Further research revealed it to just be peanuts whizzed in a blender with some oil and optionally salt mixed in at the end. Or you can buy premade stuff. Which is good because I already buy Whole Earth PB and this fits into the natural category. I've always loved PB since I was a child and had a fad where I only ate crunchy peanut butter packed into the groove on celery sticks for months on end (much to my mother's eternal despair as she likes neither of these things). As an adult, I eschewed the plastic Sunpat of my youth (the equivalent of Skippy for my international readers) in favour of the sugar-free Whole Earth brand.

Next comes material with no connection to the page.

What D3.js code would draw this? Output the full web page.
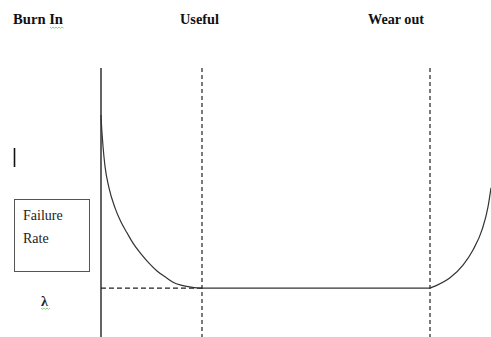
<!DOCTYPE html>
<html><head><meta charset="utf-8">
<script src="https://cdn.jsdelivr.net/npm/d3@7"></script>
<style>html,body{margin:0;padding:0;background:#fff;}svg{display:block;}</style>
</head><body>
<script>
// Phase labels
const phaseLabels = ["Burn In", "Useful", "Wear out"];
// Phase boundaries (time units)
const phaseBounds = [10.1, 32.9];
// Constant failure rate level
const lambdaLevel = 1.0;
// Burn-in (infant mortality) segment
const burnInT = [0, 0.05, 0.1, 0.2, 0.4, 0.8, 1.4, 2.0, 2.6, 3.2, 4.0, 4.8, 5.6, 6.4, 7.2, 8.0, 9.0, 10.0, 10.1];
const burnInR = [4.54, 4.33, 4.17, 3.90, 3.49, 3.05, 2.64, 2.35, 2.13, 1.92, 1.70, 1.51, 1.35, 1.23, 1.12, 1.06, 1.02, 1.0, 1.0];
// Useful life segment
const usefulT = [10.1, 32.9];
const usefulR = [1.0, 1.0];
// Wear-out segment
const wearT = [32.9, 33.4, 34.9, 36.2, 37.2, 38.1, 38.7, 39.0];
const wearR = [1.0, 1.04, 1.21, 1.47, 1.78, 2.19, 2.66, 3.05];

const W = 491, H = 337;
const svg = d3.select("body").append("svg").attr("width", W).attr("height", H);
const serif = "'Liberation Serif', 'Times New Roman', serif";

const x = d3.scaleLinear().domain([0, 39]).range([101, 491]);
const y = d3.scaleLinear().domain([0, 5.5]).range([337, 68]);

// y axis line
svg.append("line").attr("x1", x(0)).attr("x2", x(0)).attr("y1", y(5.5)).attr("y2", H)
  .attr("stroke", "#111").attr("stroke-width", 1.3);

// vertical dashed phase boundaries
phaseBounds.forEach(b => {
  svg.append("line").attr("x1", x(b)).attr("x2", x(b)).attr("y1", y(5.5)).attr("y2", H)
    .attr("stroke", "#222").attr("stroke-width", 1.2).attr("stroke-dasharray", "4,3");
});

// horizontal dashed lambda line
svg.append("line").attr("x1", x(0)).attr("x2", x(phaseBounds[0])).attr("y1", y(lambdaLevel)).attr("y2", y(lambdaLevel))
  .attr("stroke", "#222").attr("stroke-width", 1.1).attr("stroke-dasharray", "5,3");

const line = d3.line().x(d => x(d[0])).y(d => y(d[1])).curve(d3.curveMonotoneX);
const seg = (T, R) => T.map((t, i) => [t, R[i]]);
[seg(burnInT, burnInR), seg(usefulT, usefulR), seg(wearT, wearR)].forEach(d => {
  svg.append("path").attr("d", line(d)).attr("fill", "none")
    .attr("stroke", "#333").attr("stroke-width", 1.2);
});

// Phase titles
const titleX = [13, 180, 368];
phaseLabels.forEach((t, i) => {
  svg.append("text").attr("x", titleX[i]).attr("y", 24).text(t)
    .attr("font-family", serif)
    .attr("font-weight", "bold").attr("font-size", 14.5).attr("fill", "#111")
    .attr("textLength", [50, 39, 56][i]).attr("lengthAdjust", "spacingAndGlyphs");
});
// spell-check squiggles
function squiggle(x0, x1, yy) {
  let p = `M${x0},${yy}`;
  for (let xx = x0, k = 0; xx < x1; xx += 1.5, k++) p += ` L${xx + 1.5},${yy + (k % 2 ? 0 : 1.3)}`;
  svg.append("path").attr("d", p).attr("fill", "none").attr("stroke", "#6c6").attr("stroke-width", 0.8);
}
squiggle(50, 63, 27);

// small bar mark
svg.append("line").attr("x1", 14.5).attr("x2", 14.5).attr("y1", 148).attr("y2", 167)
  .attr("stroke", "#111").attr("stroke-width", 1.6);

// Failure Rate box
svg.append("rect").attr("x", 14.5).attr("y", 199.5).attr("width", 75).attr("height", 72)
  .attr("fill", "#fff").attr("stroke", "#555").attr("stroke-width", 1);
[["Failure", 220], ["Rate", 243]].forEach(([t, yy]) => {
  svg.append("text").attr("x", 23).attr("y", yy).text(t)
    .attr("font-family", serif)
    .attr("font-size", 14).attr("fill", "#222");
});
svg.append("text").attr("x", 41).attr("y", 306).text("λ")
  .attr("font-family", serif).attr("font-weight", "bold")
  .attr("font-size", 14).attr("fill", "#222");
squiggle(41, 50, 308);
</script>
</body></html>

Perhaps a waste of good peanuts? |
This was supposed to be the simplest recipe I've made so far with just three ingredients. Take some peanuts, blend, stir in some oil and salt. Voila, home made peanut butter. Research told me that it was better to do this in a blender rather than a food processor. Those people obviously don't own a cheap old Kenwood Prospero. Ten minutes of blending and scraping and blending some more and all I had was chopped up peanuts. Should've gone for the food processor in the first place to save on having to wash both bits.
I then realised that if I wanted crunchy, I should've blended part of it til it was totally smooth and kept some back to make the crunchy bits. So the texture was a bit choppy - like badly blended hummus. But the taste was okay.
As for the expense, it cost me £1.44 to buy 250g Waitrose unsalted roasted peanuts plus a tablespoon of sunflower oil and a pinch of sea salt. Let's call it £1.50 for 250g vs £2.68 for a 340g jar of Whole Earth. So homemade is 60p/100g and shop bought is 78p/100g. Makes you think, doesn't it? But for the enjoyment factor and the ease of not having to wash my blender up, I will probably stick to shop-bought. If I had the time and the space to store loads of jars and access to humungous bags of peanuts then things might be different. But when I offered Miss A the choice of the two crackers in the picture, she went for the one on the left. That made my mind up once and for all!
*As it used to be back in the eighties when he was Mr Universe. I can probably rival his current more jowly look.